Wind power represents a fast growing renewable source of energy that has significant environmental advantages over conventional supplies.  However achieving its full potential as one of the main sources of electricity will require overcoming some critical challenges such as (1) accurately predicting wind power output levels under different wind conditions, and (2)  ensuring that wind farms can successfully operate within the current and anticipated energy markets of the future. The first of these is a modeling problem, whereas the operational concerns can be addressed through appropriate control. In this talk, we discuss ongoing research developing a suite of models and algorithms for wind farm design, analysis and control.  We focus on models and control algorithms that will enable us to move from static layout optimization and control for maximizing power output to predicting and tracking time-varying power signals. The ability to model the behavior of wind farms over changing operating conditions and to track a power signal will become increasingly important as wind transitions into the role of a major power system supplier that needs to provide the same grid services as conventional generators. We discuss two models, a data driven model of the full flow field and a time-varying wake model.  We then use the wake model within a model-based receding horizon control framework to enable a wind farm to participate in secondary frequency regulation,  which is a grid service that corrects short-term imbalances in active power generation and load.  Our results show that including a dynamic description of the aerodynamic interactions between the turbines yields large increases in efficiency over traditional wind farm control approaches that use static wake models or ignore inter-turbine interactions. In particular,  using a model that captures the flow physics enables up-regulation with derates (reductions in wind farm power set points) that are less than the maximum up-regulation requested. The success of this approach in reducing the required derate has important economic implications for wind plant operators as it directly corresponds to reducing the loss of bulk power revenue associated with participating in regulation markets. 

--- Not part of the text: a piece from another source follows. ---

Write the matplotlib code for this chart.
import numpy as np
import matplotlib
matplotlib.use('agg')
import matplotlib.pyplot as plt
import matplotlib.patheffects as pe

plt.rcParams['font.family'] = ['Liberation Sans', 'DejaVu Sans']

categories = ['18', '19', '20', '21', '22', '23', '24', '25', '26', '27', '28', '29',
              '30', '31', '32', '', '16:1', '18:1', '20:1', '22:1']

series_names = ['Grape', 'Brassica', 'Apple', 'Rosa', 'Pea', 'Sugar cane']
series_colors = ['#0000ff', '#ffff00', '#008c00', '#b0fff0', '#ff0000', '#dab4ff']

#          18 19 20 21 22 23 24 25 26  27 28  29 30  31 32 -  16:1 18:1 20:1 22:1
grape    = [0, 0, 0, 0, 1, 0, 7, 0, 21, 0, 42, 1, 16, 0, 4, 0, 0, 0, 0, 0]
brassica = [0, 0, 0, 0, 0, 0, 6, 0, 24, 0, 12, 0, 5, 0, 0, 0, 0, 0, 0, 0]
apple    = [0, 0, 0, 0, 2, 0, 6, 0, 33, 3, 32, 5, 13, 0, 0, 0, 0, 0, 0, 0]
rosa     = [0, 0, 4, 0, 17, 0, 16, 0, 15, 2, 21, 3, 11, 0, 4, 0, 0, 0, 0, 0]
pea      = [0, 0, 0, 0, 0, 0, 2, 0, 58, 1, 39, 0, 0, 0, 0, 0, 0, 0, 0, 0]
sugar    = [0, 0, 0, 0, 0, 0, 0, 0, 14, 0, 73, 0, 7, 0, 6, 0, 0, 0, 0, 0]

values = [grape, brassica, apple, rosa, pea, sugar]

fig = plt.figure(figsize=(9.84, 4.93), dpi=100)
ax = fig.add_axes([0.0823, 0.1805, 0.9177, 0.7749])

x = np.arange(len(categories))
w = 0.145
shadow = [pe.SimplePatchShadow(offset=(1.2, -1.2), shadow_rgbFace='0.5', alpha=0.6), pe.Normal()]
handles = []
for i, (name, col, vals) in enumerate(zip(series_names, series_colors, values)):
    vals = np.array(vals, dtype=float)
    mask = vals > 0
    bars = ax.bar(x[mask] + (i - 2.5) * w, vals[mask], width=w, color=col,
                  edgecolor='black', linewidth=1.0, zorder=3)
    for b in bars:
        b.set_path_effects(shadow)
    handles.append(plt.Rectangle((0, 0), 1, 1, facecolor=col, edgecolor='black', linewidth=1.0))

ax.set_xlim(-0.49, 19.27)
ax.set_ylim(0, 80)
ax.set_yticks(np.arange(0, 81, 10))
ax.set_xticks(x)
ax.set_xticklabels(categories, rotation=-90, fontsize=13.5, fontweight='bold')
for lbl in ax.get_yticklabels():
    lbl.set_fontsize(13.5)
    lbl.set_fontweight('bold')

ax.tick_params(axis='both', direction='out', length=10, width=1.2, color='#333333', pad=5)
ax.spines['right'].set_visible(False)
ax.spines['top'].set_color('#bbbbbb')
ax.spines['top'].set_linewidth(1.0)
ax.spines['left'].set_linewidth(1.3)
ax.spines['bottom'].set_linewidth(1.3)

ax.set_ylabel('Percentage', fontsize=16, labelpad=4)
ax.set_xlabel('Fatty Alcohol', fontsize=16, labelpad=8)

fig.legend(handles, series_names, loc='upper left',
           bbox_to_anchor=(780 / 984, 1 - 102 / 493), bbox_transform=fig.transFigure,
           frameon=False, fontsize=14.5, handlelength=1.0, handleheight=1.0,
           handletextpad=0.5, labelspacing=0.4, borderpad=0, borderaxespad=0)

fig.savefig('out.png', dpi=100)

Dennice F. Gayme received a B. Eng & Society from McMaster University in 1997 and an M.S. from the University of California at Berkeley in 1998, both in Mechanical Engineering. In 2010, she received her Ph.D. in Control and Dynamical Systems from the California Institute of Technology, where she was a recipient of the P.E.O. scholar award in 2007 and the James Irvine Foundation Graduate Fellowship in 2003. Prior to her doctoral work (1999-2003) she was a Senior Research Scientist in the Systems and Control Technology and Vehicle Health Monitoring Groups at Honeywell Laboratories in Minneapolis, MN. She joined the Mechanical Engineering Department at Johns Hopkins University in 2012, where she is currently an Assistant Professor. In 2015 she was awarded a JHU Catalyst Award. Prof. Gayme's research interests are in the study of large-scale networked and spatially distributed systems in applications such as power networks, wind farms and wall-turbulence.